Bryan Lee

“I went home and cried.”

That was blues legend Bryan Lee’s reaction upon being told by Muddy Waters, “Bryan, stay with this. One day you’re going to be a living legend.” Now, more than a quarter-century later, Bryan Lee is one of the most recognizable blues players to call New Orleans home. He’s preparing to play his 25th JazzFest and readying his thirteenth album and while he may not see his name in lights the way that other artists might, he’s become one of the most beloved artists we have in southern Louisiana.

Bryan Lee Lee performed his 25th Jazz Fest in May 2009 and is expecting his 13th album to be released in October of 2009..

For Lee, the blues has been a fickle lover. Born with a skin color not common amongst bluesmen and living without eyesight since the age of eight, the music that he loved didn’t always have a place for him. Born in northern Wisconsin, Lee grew up listening to the blues on AM radio, began playing at 13 and eventually took his guitar down to Chicago. Despite his abilities, Lee wasn’t welcomed.

“I wanted to be in Chicago. My first idols were Muddy and [Howlin’] Wolf,” explained Lee with a degree of hurt in his voice. “But the problem wasn’t so much the musicians, it was the promoters. For the most part, there weren’t too many white guys. I used to get that story all the time. ‘Well, y’know man, you’re really good, but you’re white. And that’s unfortunate. We don’t hire white artists that play the blues.'”

“I’m a blind person, I don’t see any color. I got drawn to this music by the feeling, not by the color of somebody’s skin,” said Lee. “It’s funny, as time has gone on and things have changed, and they respect it and there are less black artists playing the blues – but the market’s still there -the attitudes of promoters have changed. Now I go up to Chicago … and I pack the house.

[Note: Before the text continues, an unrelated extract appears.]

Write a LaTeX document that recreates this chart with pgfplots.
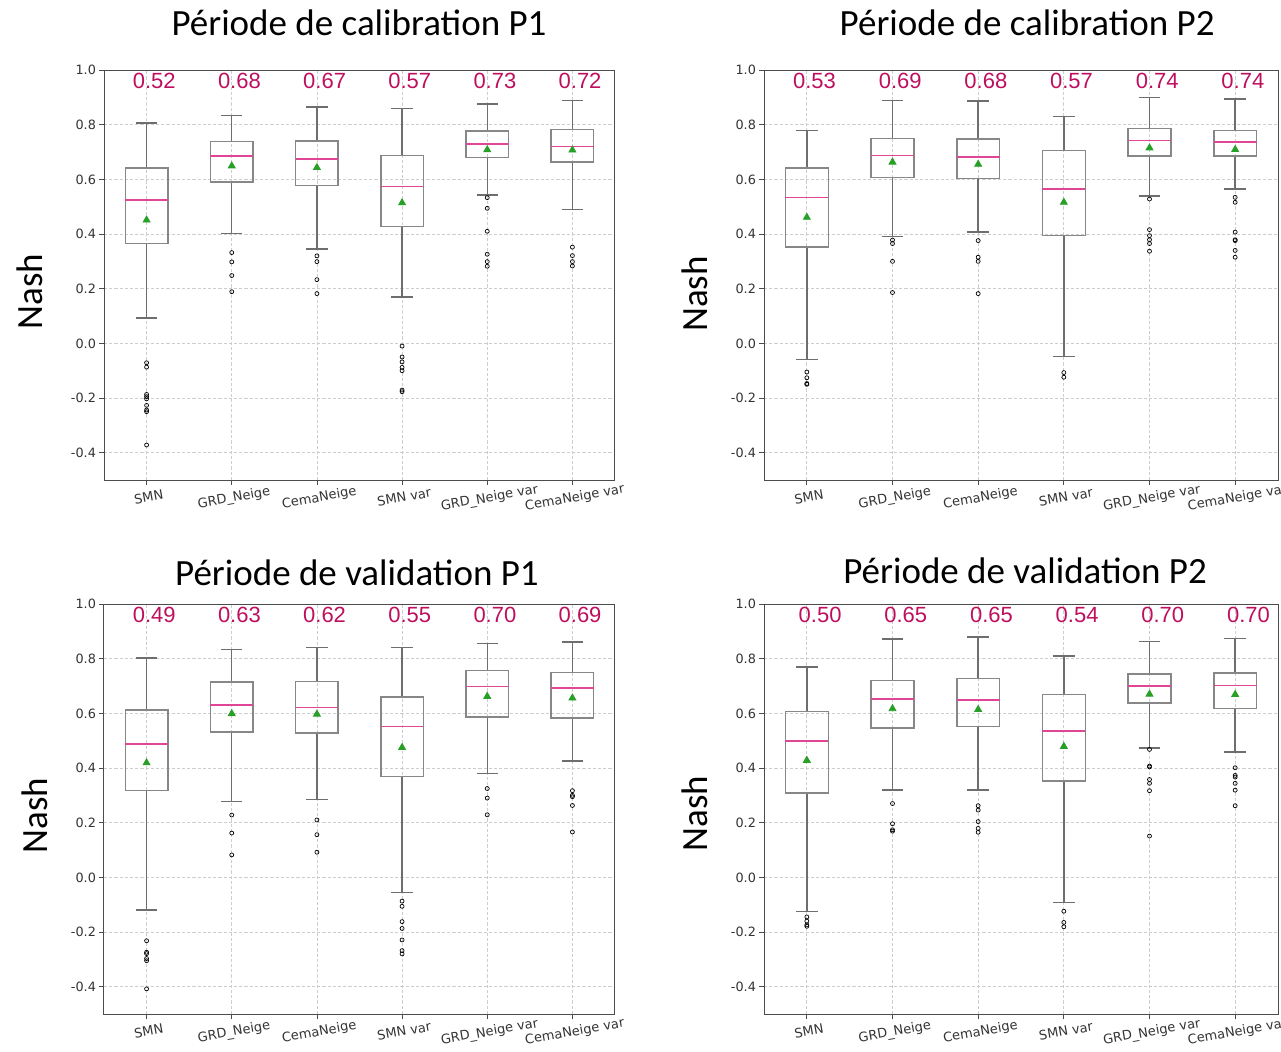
\documentclass[border=0pt]{standalone}
\usepackage{fontspec}
\setmainfont{Carlito}
\newfontfamily\arialf{Liberation Sans}
\newfontfamily\dejavu{DejaVu Sans}
\usepackage{pgfplots}
\pgfplotsset{compat=1.18}
\usepgfplotslibrary{statistics}
\definecolor{labelc}{RGB}{190,15,95}
\definecolor{medianc}{RGB}{225,70,150}
\definecolor{meangreen}{RGB}{40,160,40}
\definecolor{boxgray}{RGB}{135,135,135}
\definecolor{whiskgray}{RGB}{110,110,110}
\definecolor{gridc}{RGB}{205,205,205}
\tikzset{mlab/.style={font=\arialf\fontsize{11}{12}\selectfont, text=labelc, anchor=center}}
\pgfplotsset{
  panel/.style={
    scale only axis, height=205pt,
    xmin=0.5, xmax=6.5, ymin=-0.5, ymax=1.0,
    xtick={1,2,3,4,5,6},
    xticklabels={SMN,GRD\_Neige,CemaNeige,SMN var,GRD\_Neige var,CemaNeige var},
    ytick={-0.4,-0.2,0,0.2,0.4,0.6,0.8,1.0},
    /pgf/number format/assume math mode=true,
    yticklabel style={font=\dejavu\fontsize{6.4}{7}\selectfont, text=black!80, xshift=2pt,
      /pgf/number format/fixed, /pgf/number format/fixed zerofill, /pgf/number format/precision=1},
    xticklabel style={font=\dejavu\fontsize{6.5}{7}\selectfont, text=black!80, rotate=10, anchor=north},
    grid=major, grid style={gridc, dash pattern=on 1.6pt off 1pt, line width=0.4pt},
    axis line style={black!70, line width=0.5pt},
    tick align=outside, tick pos=left, major tick length=2.5pt,
    tick style={black!70, line width=0.4pt},
    ylabel={Nash},
    ylabel style={font=\fontsize{18.5}{20}\selectfont, anchor=center},
    title style={font=\fontsize{18.5}{20}\selectfont, anchor=center, yshift=-5.5pt},
    boxplot/draw direction=y,
    boxplot/box extend=0.5,
    boxplot/whisker extend=0.25,
    boxplot/every box/.style={draw=boxgray, line width=0.75pt},
    boxplot/every whisker/.style={draw=whiskgray, line width=0.7pt},
    boxplot/every median/.style={draw=medianc, line width=0.75pt},
  },
  bx/.style={draw=black, mark=o, mark size=1pt, mark options={black, line width=0.35pt, solid}},
  avg/.style={only marks, mark=triangle*, mark size=2pt, color=meangreen, mark options={fill=meangreen, draw=meangreen}},
}
\begin{document}
\begin{tikzpicture}
\useasboundingbox (0,0) rectangle (640.5pt,-525.5pt);

% ---------------- Panel 1 ----------------
\begin{axis}[panel, width=255.5pt, at={(52pt,-240pt)}, anchor=south west,
  title={Période de calibration P1}, title style={at={(axis description cs:0.499,1.112)}},
  ylabel style={at={(axis description cs:-0.145,0.459)}}]
\addplot[bx, boxplot prepared={draw position=1, lower whisker=0.092, lower quartile=0.366, median=0.524, upper quartile=0.642, upper whisker=0.806}] table[row sep=\\, y index=0] {d\\ -0.071\\ -0.087\\ -0.187\\ -0.195\\ -0.203\\ -0.227\\ -0.244\\ -0.250\\ -0.372\\};
\addplot[bx, boxplot prepared={draw position=2, lower whisker=0.401, lower quartile=0.590, median=0.685, upper quartile=0.738, upper whisker=0.834}] table[row sep=\\, y index=0] {d\\ 0.332\\ 0.298\\ 0.248\\ 0.189\\};
\addplot[bx, boxplot prepared={draw position=3, lower whisker=0.345, lower quartile=0.578, median=0.674, upper quartile=0.741, upper whisker=0.865}] table[row sep=\\, y index=0] {d\\ 0.320\\ 0.299\\ 0.233\\ 0.182\\};
\addplot[bx, boxplot prepared={draw position=4, lower whisker=0.169, lower quartile=0.427, median=0.573, upper quartile=0.688, upper whisker=0.860}] table[row sep=\\, y index=0] {d\\ -0.010\\ -0.050\\ -0.068\\ -0.088\\ -0.100\\ -0.171\\ -0.177\\};
\addplot[bx, boxplot prepared={draw position=5, lower whisker=0.542, lower quartile=0.680, median=0.729, upper quartile=0.776, upper whisker=0.876}] table[row sep=\\, y index=0] {d\\ 0.533\\ 0.494\\ 0.410\\ 0.326\\ 0.299\\ 0.282\\};
\addplot[bx, boxplot prepared={draw position=6, lower whisker=0.489, lower quartile=0.664, median=0.721, upper quartile=0.783, upper whisker=0.889}] table[row sep=\\, y index=0] {d\\ 0.352\\ 0.321\\ 0.299\\ 0.283\\};
\addplot[avg] coordinates {(1,0.451) (2,0.649) (3,0.643) (4,0.514) (5,0.708) (6,0.707)};
\node[mlab] at (axis cs:1.09,0.96) {0.52};
\node[mlab] at (axis cs:2.09,0.96) {0.68};
\node[mlab] at (axis cs:3.09,0.96) {0.67};
\node[mlab] at (axis cs:4.09,0.96) {0.57};
\node[mlab] at (axis cs:5.09,0.96) {0.73};
\node[mlab] at (axis cs:6.09,0.96) {0.72};
\end{axis}

% ---------------- Panel 2 ----------------
\begin{axis}[panel, width=257pt, at={(382pt,-240pt)}, anchor=south west,
  title={Période de calibration P2}, title style={at={(axis description cs:0.512,1.112)}},
  ylabel style={at={(axis description cs:-0.134,0.454)}}]
\addplot[bx, boxplot prepared={draw position=1, lower whisker=-0.060, lower quartile=0.352, median=0.533, upper quartile=0.642, upper whisker=0.778}] table[row sep=\\, y index=0] {d\\ -0.105\\ -0.126\\ -0.147\\ -0.150\\};
\addplot[bx, boxplot prepared={draw position=2, lower whisker=0.390, lower quartile=0.606, median=0.688, upper quartile=0.750, upper whisker=0.889}] table[row sep=\\, y index=0] {d\\ 0.378\\ 0.365\\ 0.300\\ 0.186\\};
\addplot[bx, boxplot prepared={draw position=3, lower whisker=0.407, lower quartile=0.603, median=0.682, upper quartile=0.748, upper whisker=0.886}] table[row sep=\\, y index=0] {d\\ 0.376\\ 0.315\\ 0.300\\ 0.182\\};
\addplot[bx, boxplot prepared={draw position=4, lower whisker=-0.048, lower quartile=0.394, median=0.565, upper quartile=0.705, upper whisker=0.830}] table[row sep=\\, y index=0] {d\\ -0.107\\ -0.124\\};
\addplot[bx, boxplot prepared={draw position=5, lower whisker=0.539, lower quartile=0.686, median=0.742, upper quartile=0.786, upper whisker=0.899}] table[row sep=\\, y index=0] {d\\ 0.528\\ 0.416\\ 0.394\\ 0.379\\ 0.365\\ 0.337\\};
\addplot[bx, boxplot prepared={draw position=6, lower whisker=0.565, lower quartile=0.685, median=0.737, upper quartile=0.778, upper whisker=0.894}] table[row sep=\\, y index=0] {d\\ 0.534\\ 0.516\\ 0.407\\ 0.379\\ 0.376\\ 0.340\\ 0.315\\};
\addplot[avg] coordinates {(1,0.461) (2,0.663) (3,0.655) (4,0.516) (5,0.715) (6,0.709)};
\node[mlab] at (axis cs:1.09,0.96) {0.53};
\node[mlab] at (axis cs:2.09,0.96) {0.69};
\node[mlab] at (axis cs:3.09,0.96) {0.68};
\node[mlab] at (axis cs:4.09,0.96) {0.57};
\node[mlab] at (axis cs:5.09,0.96) {0.74};
\node[mlab] at (axis cs:6.09,0.96) {0.74};
\end{axis}

% ---------------- Panel 3 ----------------
\begin{axis}[panel, width=255.5pt, at={(52pt,-507pt)}, anchor=south west,
  title={Période de validation P1}, title style={at={(axis description cs:0.495,1.073)}},
  ylabel style={at={(axis description cs:-0.135,0.484)}}]
\addplot[bx, boxplot prepared={draw position=1, lower whisker=-0.120, lower quartile=0.318, median=0.487, upper quartile=0.613, upper whisker=0.802}] table[row sep=\\, y index=0] {d\\ -0.232\\ -0.274\\ -0.279\\ -0.297\\ -0.305\\ -0.408\\};
\addplot[bx, boxplot prepared={draw position=2, lower whisker=0.277, lower quartile=0.532, median=0.631, upper quartile=0.715, upper whisker=0.833}] table[row sep=\\, y index=0] {d\\ 0.228\\ 0.162\\ 0.082\\};
\addplot[bx, boxplot prepared={draw position=3, lower whisker=0.284, lower quartile=0.529, median=0.621, upper quartile=0.716, upper whisker=0.840}] table[row sep=\\, y index=0] {d\\ 0.210\\ 0.156\\ 0.092\\};
\addplot[bx, boxplot prepared={draw position=4, lower whisker=-0.055, lower quartile=0.369, median=0.552, upper quartile=0.659, upper whisker=0.841}] table[row sep=\\, y index=0] {d\\ -0.087\\ -0.106\\ -0.162\\ -0.187\\ -0.229\\ -0.268\\ -0.280\\};
\addplot[bx, boxplot prepared={draw position=5, lower whisker=0.379, lower quartile=0.587, median=0.699, upper quartile=0.757, upper whisker=0.855}] table[row sep=\\, y index=0] {d\\ 0.325\\ 0.290\\ 0.229\\};
\addplot[bx, boxplot prepared={draw position=6, lower whisker=0.426, lower quartile=0.583, median=0.693, upper quartile=0.750, upper whisker=0.861}] table[row sep=\\, y index=0] {d\\ 0.317\\ 0.300\\ 0.295\\ 0.263\\ 0.166\\};
\addplot[avg] coordinates {(1,0.419) (2,0.599) (3,0.597) (4,0.475) (5,0.662) (6,0.656)};
\node[mlab] at (axis cs:1.09,0.96) {0.49};
\node[mlab] at (axis cs:2.09,0.96) {0.63};
\node[mlab] at (axis cs:3.09,0.96) {0.62};
\node[mlab] at (axis cs:4.09,0.96) {0.55};
\node[mlab] at (axis cs:5.09,0.96) {0.70};
\node[mlab] at (axis cs:6.09,0.96) {0.69};
\end{axis}

% ---------------- Panel 4 ----------------
\begin{axis}[panel, width=257pt, at={(382pt,-507pt)}, anchor=south west,
  title={Période de validation P2}, title style={at={(axis description cs:0.508,1.078)}},
  ylabel style={at={(axis description cs:-0.134,0.489)}}]
\addplot[bx, boxplot prepared={draw position=1, lower whisker=-0.124, lower quartile=0.309, median=0.499, upper quartile=0.606, upper whisker=0.770}] table[row sep=\\, y index=0] {d\\ -0.145\\ -0.160\\ -0.174\\ -0.179\\};
\addplot[bx, boxplot prepared={draw position=2, lower whisker=0.319, lower quartile=0.547, median=0.653, upper quartile=0.720, upper whisker=0.872}] table[row sep=\\, y index=0] {d\\ 0.270\\ 0.196\\ 0.174\\ 0.169\\};
\addplot[bx, boxplot prepared={draw position=3, lower whisker=0.319, lower quartile=0.552, median=0.648, upper quartile=0.727, upper whisker=0.879}] table[row sep=\\, y index=0] {d\\ 0.262\\ 0.246\\ 0.204\\ 0.179\\ 0.165\\};
\addplot[bx, boxplot prepared={draw position=4, lower whisker=-0.093, lower quartile=0.352, median=0.536, upper quartile=0.669, upper whisker=0.810}] table[row sep=\\, y index=0] {d\\ -0.124\\ -0.165\\ -0.181\\};
\addplot[bx, boxplot prepared={draw position=5, lower whisker=0.473, lower quartile=0.637, median=0.700, upper quartile=0.744, upper whisker=0.862}] table[row sep=\\, y index=0] {d\\ 0.468\\ 0.407\\ 0.404\\ 0.358\\ 0.344\\ 0.317\\ 0.151\\};
\addplot[bx, boxplot prepared={draw position=6, lower whisker=0.459, lower quartile=0.617, median=0.701, upper quartile=0.748, upper whisker=0.873}] table[row sep=\\, y index=0] {d\\ 0.401\\ 0.373\\ 0.367\\ 0.344\\ 0.319\\ 0.262\\};
\addplot[avg] coordinates {(1,0.428) (2,0.617) (3,0.614) (4,0.479) (5,0.670) (6,0.669)};
\node[mlab] at (axis cs:1.155,0.96) {0.50};
\node[mlab] at (axis cs:2.155,0.96) {0.65};
\node[mlab] at (axis cs:3.155,0.96) {0.65};
\node[mlab] at (axis cs:4.155,0.96) {0.54};
\node[mlab] at (axis cs:5.155,0.96) {0.70};
\node[mlab] at (axis cs:6.155,0.96) {0.70};
\end{axis}
\end{tikzpicture}
\end{document}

And it’s a good feeling.”

While Chicago’s acceptance of Lee didn’t come until later on in his career, Lee seemed to fit right in when he moved to New Orleans in 1982.

Now, with the respect of peers like Buddy Guy (who will appear on Lee’s next album) and last year’s nomination for a Blues Award (for Katrina Was Her Name), Lee is not content to rest on his laurels.

“Every album has got to be better than the last one. The more you record, the more you have pressure on yourself,” explained Lee.

He continued, “I wrote a song called ‘My Lady Don’t Love My Lady.’ That’s basically about my wife and my guitar. And that’s the title of the album,” said Lee.

The title came from an event following a hospital stay where Lee’s life was very much in danger and his wife’s visitations were limited.

“I came home from the hospital and we’d gone to bed and I woke up at four in the morning. I had such an itch to put my hands on one of my guitars. And it wasn’t anything to disrespect my wife, I just needed to do it,” recalled Lee. “She woke up and she heard me and it really hurt her feelings.

Although Lee’s gravitational pull back to the guitar may have been initially misunderstood by the woman he so obviously loves deeply, it is this gravity that gives his notes and his words so much weight. The pull was not one that led him from her, but back to a part of him that he had been without while recovering.

That weight has not only grown from the more than five decades that Lee has been playing the blues; but also his sensory perception, which has been a part of his life for even longer. Instead of seeing his visual impairment as a handicap, Lee feels it has helped him as a player of the blues.

“I can focus deeper. I don’t have any physical distractions. That’s the grace of God. Yes, I don’t have eyesight, but the good Lord gave me the gift of music and I run into a lot of people that are emotionally blind. Eyesight or insight, its kind of an easy choice to make.”